The advent of big data is one of several current significant changes which will fundamentally alter the IT landscape. It has both security challenges as well as security opportunities.

Big data is a phenomenon that has emerged, as increasingly large and complex data sets are stored, and organisations wish to gain the advantages that big data analytics offers. As the costs of data storage decreases, increasing data feeds from mobile devices, logs, sensors, surveillance tools and social data from social networking, supply diverse, complex data into the data pool.

A 3Vs model is used to describe big data: Volume (the amount of data and the size of the data sets), Variety (complexity and diversity of the data type), and Velocity (speed with which the data comes in and goes out). A forth V for Value should also be part of the mix so that only relevant data is analysed and properly interpreted. Conventional relational database methods fail under conditions of high volume, variety and velocity. New technologies such as those involved in Hadoop and Splunk, are used to process big data. IBM has pioneered the use of silicon nanophotonics on chips to speed up the processing of big data.

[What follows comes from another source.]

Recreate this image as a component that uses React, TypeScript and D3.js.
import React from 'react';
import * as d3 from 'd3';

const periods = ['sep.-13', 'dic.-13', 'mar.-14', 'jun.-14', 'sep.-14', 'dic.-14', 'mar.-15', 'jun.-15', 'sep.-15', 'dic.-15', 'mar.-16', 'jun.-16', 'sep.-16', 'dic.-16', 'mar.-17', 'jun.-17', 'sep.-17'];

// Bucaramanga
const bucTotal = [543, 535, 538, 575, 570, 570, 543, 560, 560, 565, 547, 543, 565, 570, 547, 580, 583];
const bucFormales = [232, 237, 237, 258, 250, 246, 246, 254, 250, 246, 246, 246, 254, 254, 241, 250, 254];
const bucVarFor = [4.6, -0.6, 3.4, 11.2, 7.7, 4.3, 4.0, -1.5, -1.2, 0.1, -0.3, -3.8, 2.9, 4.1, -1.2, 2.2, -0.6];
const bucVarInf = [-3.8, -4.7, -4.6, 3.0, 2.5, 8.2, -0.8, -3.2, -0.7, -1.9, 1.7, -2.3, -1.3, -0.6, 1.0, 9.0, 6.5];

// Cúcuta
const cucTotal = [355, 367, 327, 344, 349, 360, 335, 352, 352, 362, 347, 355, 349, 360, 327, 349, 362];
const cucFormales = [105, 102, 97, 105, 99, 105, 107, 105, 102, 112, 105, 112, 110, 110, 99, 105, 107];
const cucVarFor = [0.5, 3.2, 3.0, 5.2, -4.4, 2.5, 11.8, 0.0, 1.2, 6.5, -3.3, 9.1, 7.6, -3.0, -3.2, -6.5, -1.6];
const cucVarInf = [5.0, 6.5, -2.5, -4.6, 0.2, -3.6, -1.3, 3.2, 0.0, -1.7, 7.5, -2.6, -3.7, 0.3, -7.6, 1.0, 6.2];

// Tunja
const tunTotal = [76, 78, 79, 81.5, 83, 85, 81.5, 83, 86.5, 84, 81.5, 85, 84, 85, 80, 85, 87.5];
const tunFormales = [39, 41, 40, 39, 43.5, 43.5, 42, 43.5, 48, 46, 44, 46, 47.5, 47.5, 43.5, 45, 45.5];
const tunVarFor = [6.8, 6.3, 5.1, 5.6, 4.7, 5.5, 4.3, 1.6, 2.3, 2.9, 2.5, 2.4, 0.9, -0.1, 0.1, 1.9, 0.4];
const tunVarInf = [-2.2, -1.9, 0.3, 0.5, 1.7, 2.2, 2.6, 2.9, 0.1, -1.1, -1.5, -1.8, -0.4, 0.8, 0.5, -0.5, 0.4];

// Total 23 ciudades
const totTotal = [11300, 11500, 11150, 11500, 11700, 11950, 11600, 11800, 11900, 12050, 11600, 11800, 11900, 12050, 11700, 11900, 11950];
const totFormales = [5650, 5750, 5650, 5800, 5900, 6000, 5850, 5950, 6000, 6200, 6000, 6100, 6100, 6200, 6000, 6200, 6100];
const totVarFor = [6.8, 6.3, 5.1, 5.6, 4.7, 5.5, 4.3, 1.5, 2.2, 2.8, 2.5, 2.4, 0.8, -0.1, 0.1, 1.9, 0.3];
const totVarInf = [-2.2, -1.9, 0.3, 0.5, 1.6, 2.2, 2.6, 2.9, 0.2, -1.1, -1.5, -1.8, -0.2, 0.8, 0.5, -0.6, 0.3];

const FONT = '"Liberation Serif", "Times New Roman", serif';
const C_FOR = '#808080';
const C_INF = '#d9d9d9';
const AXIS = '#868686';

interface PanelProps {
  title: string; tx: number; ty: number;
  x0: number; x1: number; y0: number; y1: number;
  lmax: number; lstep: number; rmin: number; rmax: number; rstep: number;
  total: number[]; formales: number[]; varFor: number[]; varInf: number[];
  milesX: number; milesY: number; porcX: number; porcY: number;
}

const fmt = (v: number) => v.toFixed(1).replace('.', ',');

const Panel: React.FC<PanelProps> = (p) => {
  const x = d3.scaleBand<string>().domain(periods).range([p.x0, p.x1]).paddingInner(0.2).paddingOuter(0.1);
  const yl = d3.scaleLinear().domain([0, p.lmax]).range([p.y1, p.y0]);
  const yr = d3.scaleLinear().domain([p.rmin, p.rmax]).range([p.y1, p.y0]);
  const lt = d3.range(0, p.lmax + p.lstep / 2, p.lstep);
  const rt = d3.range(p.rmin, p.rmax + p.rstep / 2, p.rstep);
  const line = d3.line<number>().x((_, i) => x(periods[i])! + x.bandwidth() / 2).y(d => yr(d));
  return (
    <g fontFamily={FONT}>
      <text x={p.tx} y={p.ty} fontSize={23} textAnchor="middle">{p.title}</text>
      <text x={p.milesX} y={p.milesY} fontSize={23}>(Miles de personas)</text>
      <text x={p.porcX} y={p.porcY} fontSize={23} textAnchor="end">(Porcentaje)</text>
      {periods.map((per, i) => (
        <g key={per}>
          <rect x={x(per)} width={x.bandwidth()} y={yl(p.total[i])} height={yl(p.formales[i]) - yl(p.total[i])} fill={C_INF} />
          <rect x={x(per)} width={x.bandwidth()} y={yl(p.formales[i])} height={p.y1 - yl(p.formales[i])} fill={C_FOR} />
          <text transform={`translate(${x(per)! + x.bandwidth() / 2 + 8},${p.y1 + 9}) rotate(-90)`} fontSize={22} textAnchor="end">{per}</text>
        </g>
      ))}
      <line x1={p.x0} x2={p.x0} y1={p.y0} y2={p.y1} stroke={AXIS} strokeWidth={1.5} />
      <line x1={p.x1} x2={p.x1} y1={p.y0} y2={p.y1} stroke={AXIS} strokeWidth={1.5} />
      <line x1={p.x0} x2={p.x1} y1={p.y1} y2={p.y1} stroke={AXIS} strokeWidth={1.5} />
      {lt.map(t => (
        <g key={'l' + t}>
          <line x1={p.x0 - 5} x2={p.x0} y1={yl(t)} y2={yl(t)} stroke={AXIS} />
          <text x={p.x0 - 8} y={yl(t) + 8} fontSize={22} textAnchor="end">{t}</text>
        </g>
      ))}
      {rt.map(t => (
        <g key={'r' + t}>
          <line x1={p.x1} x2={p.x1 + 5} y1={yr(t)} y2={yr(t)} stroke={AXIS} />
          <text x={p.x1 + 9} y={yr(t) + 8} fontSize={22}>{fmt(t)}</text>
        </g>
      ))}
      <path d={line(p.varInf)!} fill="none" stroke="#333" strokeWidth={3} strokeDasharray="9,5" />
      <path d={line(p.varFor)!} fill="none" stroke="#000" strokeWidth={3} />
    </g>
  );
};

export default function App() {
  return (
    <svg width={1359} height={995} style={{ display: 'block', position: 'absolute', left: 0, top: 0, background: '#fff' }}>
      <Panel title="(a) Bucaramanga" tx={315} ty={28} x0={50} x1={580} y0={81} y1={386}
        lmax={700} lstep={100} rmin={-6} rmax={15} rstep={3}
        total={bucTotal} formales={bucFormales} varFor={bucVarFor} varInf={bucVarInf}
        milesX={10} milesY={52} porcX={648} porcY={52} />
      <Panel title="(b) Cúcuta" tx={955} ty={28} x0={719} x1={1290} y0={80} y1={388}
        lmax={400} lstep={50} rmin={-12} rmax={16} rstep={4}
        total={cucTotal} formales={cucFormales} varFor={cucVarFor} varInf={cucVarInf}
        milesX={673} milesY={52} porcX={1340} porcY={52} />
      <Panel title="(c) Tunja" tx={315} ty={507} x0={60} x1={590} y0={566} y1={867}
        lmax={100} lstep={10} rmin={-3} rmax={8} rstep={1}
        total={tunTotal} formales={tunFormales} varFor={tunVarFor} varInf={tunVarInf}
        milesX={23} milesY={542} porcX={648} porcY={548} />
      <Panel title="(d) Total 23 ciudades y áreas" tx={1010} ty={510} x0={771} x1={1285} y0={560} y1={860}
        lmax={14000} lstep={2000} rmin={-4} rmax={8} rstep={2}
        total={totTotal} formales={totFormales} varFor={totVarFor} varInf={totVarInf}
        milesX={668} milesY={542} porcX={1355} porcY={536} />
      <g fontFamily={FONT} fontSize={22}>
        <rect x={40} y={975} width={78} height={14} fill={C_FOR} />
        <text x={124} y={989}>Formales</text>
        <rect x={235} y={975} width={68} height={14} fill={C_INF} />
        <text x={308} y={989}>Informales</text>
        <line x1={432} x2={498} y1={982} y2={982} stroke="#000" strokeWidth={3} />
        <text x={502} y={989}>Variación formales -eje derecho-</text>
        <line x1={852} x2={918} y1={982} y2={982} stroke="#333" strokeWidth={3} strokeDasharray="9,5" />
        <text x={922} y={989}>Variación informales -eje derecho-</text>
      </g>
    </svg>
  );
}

The storage and processing of big data has security implications. Much of the data is sensitive, providing privacy challenges, threats of identity theft and the threat of theft of proprietary information. Data at rest needs to be encrypted and in some cases data masking is appropriate to camouflage sensitive data. Network communications need adequate access control. Transactions and anomalies need to be logged, and particularly administrator activity should be closely scrutinised. Nodes need to be monitored and applications permitted into the cluster need to be properly vetted. Currently, not many organisations have the capability of analysing terabytes of data, so this function is often outsourced, introducing additional security hazards.

However, the emergence of big data analytics provides opportunities for increased security. Big data will increasingly be used to compile security profiles of individual behaviour. The theory is that a hacker’s behaviour or malware behaviour will be contrary to the normal behaviour of the user (a deviation from a baseline), so can be identified if normal behaviour is defined from big data analytics. Crowdsourcing – incorporating data from other users and organisations in the network – will be used in refining the normal baseline. Advanced statistical methods and heuristic behavioural analysis is applied to the data to define the normal baseline. In this manner big data analytics will be able to detect advanced persistent threats and areas where traditional malware signature scanning fails by quickly identifying deviations from the normal.

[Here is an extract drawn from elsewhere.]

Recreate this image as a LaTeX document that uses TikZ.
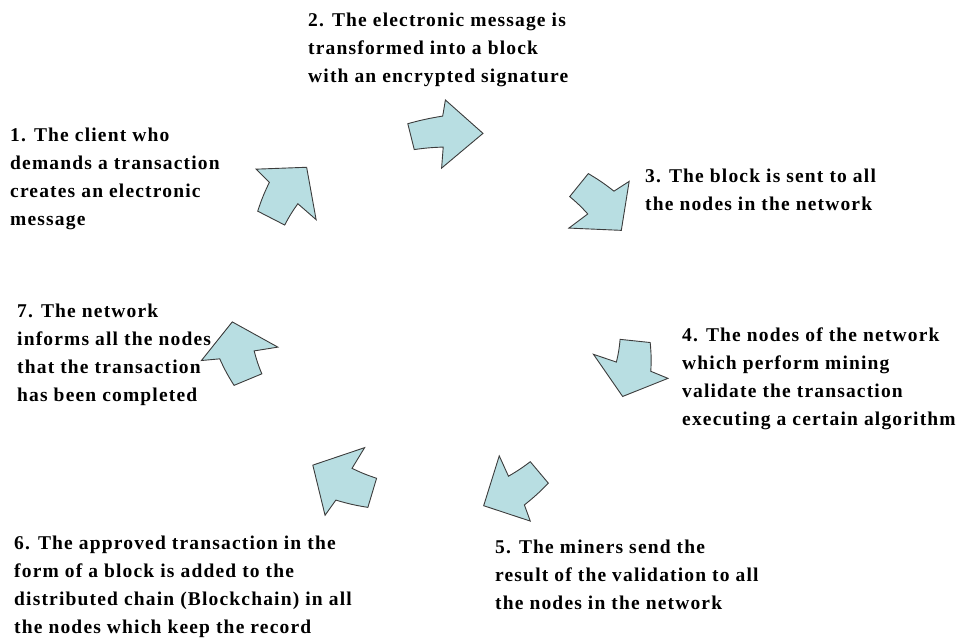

High risk industries such as banking, insurance, government, will be the first to analyse big data looking for trends that can then be used to trigger security alarms.

The first challenge for CISOs and for the security industry is to come up with ways in which new valuable data feeds are introduced into big data analytics to better define the baseline normal behaviour and highlight deviations caused by malware and hacking. This method will undoubtedly outperform existing malware and hacker identification methods. The second challenge for CISOs and the security industry is to then present the analytics in a valuable, meaningful and non-complex manner. In this way, big data analytics will become an invaluable tool in the security arsenal.